A Pakistani Navy team reached the island by midday Wednesday, navy geologist Mohammed Danish told the country’s Geo Television. He said the mass was about 60 feet (18 meters) high, 100 feet (30 meters) wide and 250 feet (76 meters) long, making it a little wider than a tennis court and slightly shorter than a football field.
“There are stones and mud,” he said, warning residents not to try to visit the island. “Gasses are still emitting.”
But dozens of people had already visited the island, said the deputy commissioner of Gwadar district, Tufail Baloch, who traveled by boat himself to the island Wednesday morning.

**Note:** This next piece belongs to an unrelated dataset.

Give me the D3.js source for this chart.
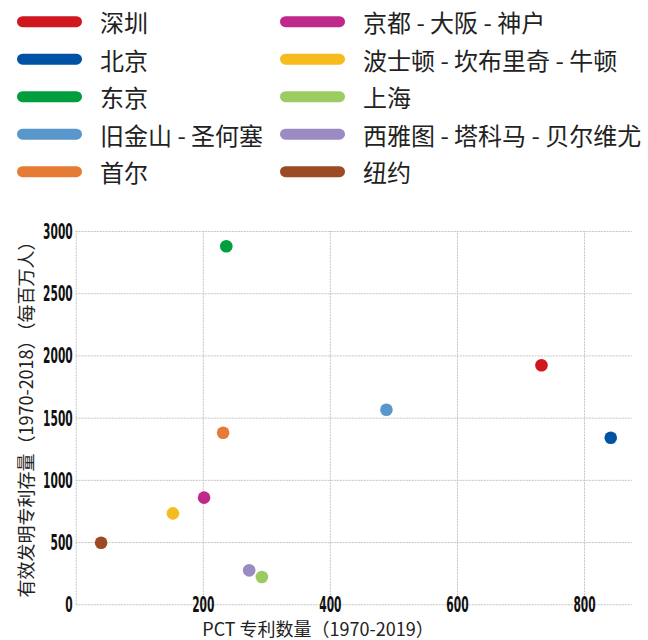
<!DOCTYPE html>
<html>
<head>
<meta charset="utf-8">
<script src="https://cdn.jsdelivr.net/npm/d3@7"></script>
<style>
  html, body { margin: 0; padding: 0; background: #fff; }
  svg { display: block; }
</style>
</head>
<body>
<svg id="chart" width="648" height="640"></svg>
<script>
// ---- data ----
const cities = ["深圳", "北京", "东京", "旧金山 - 圣何塞", "首尔",
                "京都 - 大阪 - 神户", "波士顿 - 坎布里奇 - 牛顿", "上海", "西雅图 - 塔科马 - 贝尔维尤", "纽约"];
const pctCounts = [733, 842, 237, 489, 232, 202, 153, 293, 273, 40];
const patentStock = [1921, 1339, 2877, 1564, 1379, 857, 731, 219, 273, 495];
const colors = ["#d0161f", "#0052a5", "#009e3d", "#5996cc", "#e57b35",
                "#c0288b", "#f6bb1c", "#9dcb63", "#9a8bc3", "#9b4a25"];
const xTicks = [0, 200, 400, 600, 800];
const yTicks = [0, 500, 1000, 1500, 2000, 2500, 3000];
const xTitle = "PCT 专利数量（1970-2019）";
const yTitle = "有效发明专利存量（1970-2018）（每百万人）";

// ---- layout ----
const svg = d3.select("#chart");
const mLeft = 75.7, mRight = 631.7, mTop = 231, mBottom = 604.3;
const x = d3.scaleLinear().domain([0, 875]).range([mLeft, mRight]);
const y = d3.scaleLinear().domain([0, 3000]).range([mBottom, mTop]);

const cjk = "'Noto Sans CJK SC', 'Noto Sans', sans-serif";
const tickFont = "'Liberation Sans Narrow', 'DejaVu Sans Condensed', 'Liberation Sans', sans-serif";
const gridColor = "#c4c4c4";

// ---- legend ----
const legend = svg.append("g");
cities.forEach((c, i) => {
  const col = Math.floor(i / 5), row = i % 5;
  const lx = col === 0 ? 22.5 : 285.5;
  const tx = col === 0 ? 100 : 363;
  const ly = 21.7 + row * 37.5;
  legend.append("line")
    .attr("x1", lx).attr("x2", lx + 54)
    .attr("y1", ly).attr("y2", ly)
    .attr("stroke", colors[i]).attr("stroke-width", 11)
    .attr("stroke-linecap", "round");
  legend.append("text")
    .attr("x", tx).attr("y", ly)
    .attr("dominant-baseline", "central")
    .attr("font-family", cjk).attr("font-size", 24)
    .attr("fill", "#222")
    .text(c);
});

// ---- axes / grid ----
const yAxis = svg.append("g")
  .attr("transform", `translate(${mLeft},0)`)
  .call(d3.axisLeft(y).tickValues(yTicks).tickSize(-(mRight - mLeft)).tickPadding(3).tickFormat(d3.format("d")));
yAxis.select(".domain").remove();

const xAxis = svg.append("g")
  .attr("transform", `translate(0,${mBottom})`)
  .call(d3.axisBottom(x).tickValues(xTicks).tickSize(-(mBottom - mTop)).tickFormat(d => d === 0 ? "" : d));
xAxis.select(".domain").remove();

[yAxis, xAxis].forEach(g => {
  g.selectAll(".tick line")
    .attr("stroke", gridColor).attr("stroke-width", 1)
    .attr("stroke-dasharray", "2,1");
  g.selectAll(".tick text")
    .attr("font-family", tickFont).attr("font-weight", "bold")
    .attr("font-size", 21).attr("fill", "#111")
    .each(function() {
      const t = d3.select(this);
      const s = t.text();
      if (s.length) t.attr("textLength", s.length * 7.4).attr("lengthAdjust", "spacingAndGlyphs");
    });
});
yAxis.selectAll(".tick text").attr("dy", "0.36em");
xAxis.selectAll(".tick text").attr("y", 0).attr("dy", "0.36em");

// ---- points ----
svg.append("g").selectAll("circle")
  .data(cities.map((c, i) => ({ c, px: pctCounts[i], py: patentStock[i], col: colors[i] })))
  .join("circle")
  .attr("cx", d => x(d.px))
  .attr("cy", d => y(d.py))
  .attr("r", 6.3)
  .attr("fill", d => d.col);

// ---- axis titles ----
svg.append("text")
  .attr("x", 318).attr("y", 628)
  .attr("text-anchor", "middle").attr("dominant-baseline", "central")
  .attr("font-family", cjk).attr("font-size", 18).attr("fill", "#222")
  .text(xTitle);

svg.append("text")
  .attr("transform", `translate(25,415) rotate(-90)`)
  .attr("text-anchor", "middle").attr("dominant-baseline", "central")
  .attr("font-family", cjk).attr("font-size", 18).attr("fill", "#222")
  .text(yTitle);
</script>
</body>
</html>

Water bubbled along the edges of the island, in what appeared to be gas discharging from under the surface, Baloch said. He said the area smelled of gas that caught fire when people lit cigarettes.
Dead fish floated on the water’s surface while local residents were visiting the island and taking stones as souvenirs, he added.
Such land masses have appeared before off Pakistan’s Makran coast, said Muhammed Arshad, a hydrographer with the navy. After quakes in 1999 and 2010, new land masses rose up along a different part of the coast about 282 kilometers (175 miles) east of Gwadar, he said.
He said each of those disappeared back into the sea within a year during the monsoon season, a period of heavy rain and wind that sweeps Pakistan every summer. He said that in the area where the island was created on Tuesday, the sea is only about six to seven meters (23 feet) deep.
Baluchistan is Pakistan’s largest province but also the least populated and most impoverished. Medical facilities are few and far between and often poorly stocked with medicine or qualified personnel. Awaran district has about 300,000 residents spread out over 29,000 square kilometers (11,197 sq. miles).
Many residents are believed to be involved in smuggling fuel from Iran, while others harvest dates.